En effet, suite à la passation du contrôle du canal à l’armée égyptienne par le gouvernement, en janvier, le Général Abdel Fattah al-Sissi, a annoncé la fermeture du canal de Suez aux navires de guerre cherchant à attaquer la Syrie, le 28 août 2013. Étant considéré comme le nouvel homme fort de l’Égypte, il rappelle l’accord de défense commun avec la Syrie.Ce commandant en chef des armées ajoute que l’Égypte ne répétera « pas les erreurs commises lors de la guerre en Irak », par conséquent, l’Égypte ne sera « pas un passage pour attaquer un pays arabe ».

Le lendemain, le ministre égyptien des affaires étrangères, Nabil Fahmy confirme cette position, en s’opposant aux interventions possibles contre la Syrie. Déchu le 3 juillet, le président Morsi avait rompu les relations diplomatiques avec la Syrie, Nabil Fahmy avait alors promis de les réexaminer.

Le même jour (29 août), Hassan Chachine, porte parole du mouvement Tamarrod, (à la base de la chute du régime des frères musulmans et du président Morsi), a réclamé la fermeture de ce même canal. Le mouvement Tamarrod appelle l’Égypte à prendre une position ferme contre une intervention américaine en Syrie. C’est intéressant de voir que le lendemain de l’annonce de fermeture du canal de Suez par le Général Abdel Fattah al-Sissi, le mouvement Tamarrod en réclame aussi sa fermeture.

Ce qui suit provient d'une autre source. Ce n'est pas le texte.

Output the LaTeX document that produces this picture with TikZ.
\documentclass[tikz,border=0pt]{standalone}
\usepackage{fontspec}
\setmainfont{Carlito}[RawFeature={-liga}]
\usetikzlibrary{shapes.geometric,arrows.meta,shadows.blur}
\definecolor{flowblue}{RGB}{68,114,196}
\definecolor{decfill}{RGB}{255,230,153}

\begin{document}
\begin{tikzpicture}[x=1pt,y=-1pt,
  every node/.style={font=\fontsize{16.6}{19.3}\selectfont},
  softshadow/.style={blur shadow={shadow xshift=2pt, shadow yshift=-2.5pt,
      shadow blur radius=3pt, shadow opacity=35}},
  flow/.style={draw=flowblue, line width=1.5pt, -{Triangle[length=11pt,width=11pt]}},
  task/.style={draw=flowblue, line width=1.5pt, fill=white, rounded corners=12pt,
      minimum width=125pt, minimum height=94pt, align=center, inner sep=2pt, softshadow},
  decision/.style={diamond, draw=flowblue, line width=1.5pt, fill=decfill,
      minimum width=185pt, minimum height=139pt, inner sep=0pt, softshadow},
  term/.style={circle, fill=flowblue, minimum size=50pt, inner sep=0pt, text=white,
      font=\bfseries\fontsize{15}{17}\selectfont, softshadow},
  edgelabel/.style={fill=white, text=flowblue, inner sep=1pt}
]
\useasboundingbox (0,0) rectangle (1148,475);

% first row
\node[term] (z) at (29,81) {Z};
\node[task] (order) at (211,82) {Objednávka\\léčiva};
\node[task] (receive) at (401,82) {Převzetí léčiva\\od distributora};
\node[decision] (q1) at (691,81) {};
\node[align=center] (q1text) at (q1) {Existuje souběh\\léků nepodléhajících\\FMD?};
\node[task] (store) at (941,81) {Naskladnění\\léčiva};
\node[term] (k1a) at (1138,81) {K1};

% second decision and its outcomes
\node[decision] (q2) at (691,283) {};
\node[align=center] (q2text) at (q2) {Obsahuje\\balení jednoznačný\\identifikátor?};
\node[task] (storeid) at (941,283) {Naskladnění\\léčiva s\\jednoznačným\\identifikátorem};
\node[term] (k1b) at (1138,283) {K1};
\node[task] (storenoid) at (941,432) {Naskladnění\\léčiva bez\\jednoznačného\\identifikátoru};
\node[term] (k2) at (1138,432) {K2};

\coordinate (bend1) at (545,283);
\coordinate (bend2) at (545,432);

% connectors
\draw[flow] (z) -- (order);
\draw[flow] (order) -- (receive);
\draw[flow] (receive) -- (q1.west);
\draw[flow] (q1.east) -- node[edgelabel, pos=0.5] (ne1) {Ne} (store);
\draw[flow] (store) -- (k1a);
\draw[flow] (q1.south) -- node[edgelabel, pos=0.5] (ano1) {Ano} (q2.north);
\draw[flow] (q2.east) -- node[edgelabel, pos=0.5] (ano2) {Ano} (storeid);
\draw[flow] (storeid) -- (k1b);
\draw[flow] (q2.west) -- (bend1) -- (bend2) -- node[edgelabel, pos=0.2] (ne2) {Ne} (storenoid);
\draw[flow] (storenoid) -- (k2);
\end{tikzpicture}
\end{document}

La question se pose donc de savoir si le canal de Suez est réellement fermé actuellement? D’autant plus que le 31 août dernier, l’Égypte a affirmé avoir déjoué une attaque « terroriste ». Selon l’amiral Mamich, l’attaque a totalement échoué. « L’armée a donné l’ordre de renforcer les mesures de sécurité autour de cet axe stratégique et a agi « avec fermeté face à cette tentative visant à interrompre le trafic sur le canal »

La fermeture de ce canal pourrait engendrer de nombreuses difficultés. Depuis la Convention de Constantinople de 1888, il s’agit d’un canal international. En effet, il est nécessaire de rappeler qu’il s’agit de la troisième source en devises pour l’Égypte et qu’avec le droit de passage, en 2012, il a rapporté 5,13 milliards de dollars. De plus, ce canal garantit pour 8 % du commerce international, la liberté du transit des navires et l’égalité de traitement. Enfin, il est certain que l’augmentation du baril de pétrole se fera rapidement ressentir.

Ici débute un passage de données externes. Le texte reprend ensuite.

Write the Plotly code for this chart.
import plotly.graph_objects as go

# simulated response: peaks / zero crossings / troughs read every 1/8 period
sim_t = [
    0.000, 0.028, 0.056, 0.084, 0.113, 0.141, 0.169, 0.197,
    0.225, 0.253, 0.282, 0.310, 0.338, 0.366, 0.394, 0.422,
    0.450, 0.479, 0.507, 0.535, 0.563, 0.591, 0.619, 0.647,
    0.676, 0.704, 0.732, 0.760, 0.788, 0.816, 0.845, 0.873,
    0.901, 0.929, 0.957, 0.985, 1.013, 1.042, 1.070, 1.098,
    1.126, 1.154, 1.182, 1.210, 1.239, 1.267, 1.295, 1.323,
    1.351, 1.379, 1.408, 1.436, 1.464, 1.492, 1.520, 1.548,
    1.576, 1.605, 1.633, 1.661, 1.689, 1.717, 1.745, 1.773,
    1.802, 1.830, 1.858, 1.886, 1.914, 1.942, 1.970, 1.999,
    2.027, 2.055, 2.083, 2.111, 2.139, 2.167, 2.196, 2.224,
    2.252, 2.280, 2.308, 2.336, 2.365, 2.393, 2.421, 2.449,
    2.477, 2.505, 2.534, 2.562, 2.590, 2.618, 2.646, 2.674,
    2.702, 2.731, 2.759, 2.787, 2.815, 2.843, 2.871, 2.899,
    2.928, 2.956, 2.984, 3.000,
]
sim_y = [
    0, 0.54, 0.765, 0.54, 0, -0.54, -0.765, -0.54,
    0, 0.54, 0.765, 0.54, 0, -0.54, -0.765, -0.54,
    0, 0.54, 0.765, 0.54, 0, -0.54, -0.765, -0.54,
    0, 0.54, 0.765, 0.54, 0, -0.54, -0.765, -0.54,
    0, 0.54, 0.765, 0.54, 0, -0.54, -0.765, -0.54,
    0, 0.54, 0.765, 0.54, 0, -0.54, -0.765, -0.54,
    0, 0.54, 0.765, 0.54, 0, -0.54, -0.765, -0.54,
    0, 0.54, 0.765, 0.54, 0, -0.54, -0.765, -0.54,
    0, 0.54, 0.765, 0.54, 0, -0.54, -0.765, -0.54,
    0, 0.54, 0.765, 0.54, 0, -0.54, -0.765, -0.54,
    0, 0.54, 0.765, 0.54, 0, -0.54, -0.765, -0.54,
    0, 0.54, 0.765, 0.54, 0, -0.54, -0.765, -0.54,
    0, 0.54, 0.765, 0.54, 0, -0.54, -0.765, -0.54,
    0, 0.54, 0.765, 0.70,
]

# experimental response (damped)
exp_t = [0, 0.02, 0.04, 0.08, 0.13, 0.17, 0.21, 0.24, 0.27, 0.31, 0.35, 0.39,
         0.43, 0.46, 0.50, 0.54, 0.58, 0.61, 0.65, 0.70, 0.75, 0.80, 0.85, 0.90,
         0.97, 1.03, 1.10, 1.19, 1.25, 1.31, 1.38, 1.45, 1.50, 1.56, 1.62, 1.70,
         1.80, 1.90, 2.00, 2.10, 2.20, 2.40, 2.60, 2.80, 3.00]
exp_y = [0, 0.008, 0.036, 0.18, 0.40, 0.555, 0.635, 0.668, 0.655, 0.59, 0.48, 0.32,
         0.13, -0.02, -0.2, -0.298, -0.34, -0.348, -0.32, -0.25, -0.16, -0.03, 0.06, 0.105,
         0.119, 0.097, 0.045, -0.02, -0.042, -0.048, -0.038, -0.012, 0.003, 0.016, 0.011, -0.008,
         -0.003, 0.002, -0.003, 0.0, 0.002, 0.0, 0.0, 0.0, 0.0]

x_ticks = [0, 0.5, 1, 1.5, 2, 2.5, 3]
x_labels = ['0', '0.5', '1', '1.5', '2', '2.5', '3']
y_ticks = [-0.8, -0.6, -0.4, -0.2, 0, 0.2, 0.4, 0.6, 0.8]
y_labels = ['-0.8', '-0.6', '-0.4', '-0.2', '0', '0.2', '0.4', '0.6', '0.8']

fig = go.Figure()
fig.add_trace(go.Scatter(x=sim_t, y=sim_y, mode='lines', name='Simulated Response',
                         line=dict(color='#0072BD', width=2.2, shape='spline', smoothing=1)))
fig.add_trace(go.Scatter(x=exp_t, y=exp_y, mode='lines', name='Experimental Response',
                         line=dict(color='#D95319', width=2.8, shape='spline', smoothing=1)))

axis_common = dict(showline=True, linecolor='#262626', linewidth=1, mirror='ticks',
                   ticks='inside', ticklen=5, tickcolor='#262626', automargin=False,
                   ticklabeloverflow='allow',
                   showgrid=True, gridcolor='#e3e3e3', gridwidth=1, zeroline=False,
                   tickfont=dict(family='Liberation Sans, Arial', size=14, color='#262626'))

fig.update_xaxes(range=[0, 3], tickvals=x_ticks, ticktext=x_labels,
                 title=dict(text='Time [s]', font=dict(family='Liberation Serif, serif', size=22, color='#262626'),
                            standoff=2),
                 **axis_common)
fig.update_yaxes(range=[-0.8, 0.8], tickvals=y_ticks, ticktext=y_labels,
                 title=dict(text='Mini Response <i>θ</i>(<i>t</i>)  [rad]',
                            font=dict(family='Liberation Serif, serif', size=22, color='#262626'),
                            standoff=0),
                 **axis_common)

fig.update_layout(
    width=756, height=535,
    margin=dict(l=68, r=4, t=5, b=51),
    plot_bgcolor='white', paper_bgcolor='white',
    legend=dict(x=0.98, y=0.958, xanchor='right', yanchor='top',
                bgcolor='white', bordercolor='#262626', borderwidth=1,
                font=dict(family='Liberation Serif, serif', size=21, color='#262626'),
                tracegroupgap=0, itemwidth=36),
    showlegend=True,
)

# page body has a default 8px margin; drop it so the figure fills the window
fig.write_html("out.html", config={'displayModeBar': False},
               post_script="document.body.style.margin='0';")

Par conséquent, malgré l’instabilité interne de l’Égypte, l’on peut constater sa volonté de conserver sa voix en tant que pays arabe comme acteur déterminant dans cette région du globe. En menaçant de fermer le canal de Suez, l’Égypte affirme ainsi sa souveraineté et rappelle « la nationalisation » du canal mise en place par Nasser en 1956. Enfin, il est certain que la fermeture du canal provoquerait de nombreux problèmes géopolitiques et économiques. La question reste en suspens car aucune véritable réponse n’a été exprimée jusque-là, le canal n’est donc peut être pas réellement fermé. Il s’agit là d’une question importante à ne pas prendre à la légère.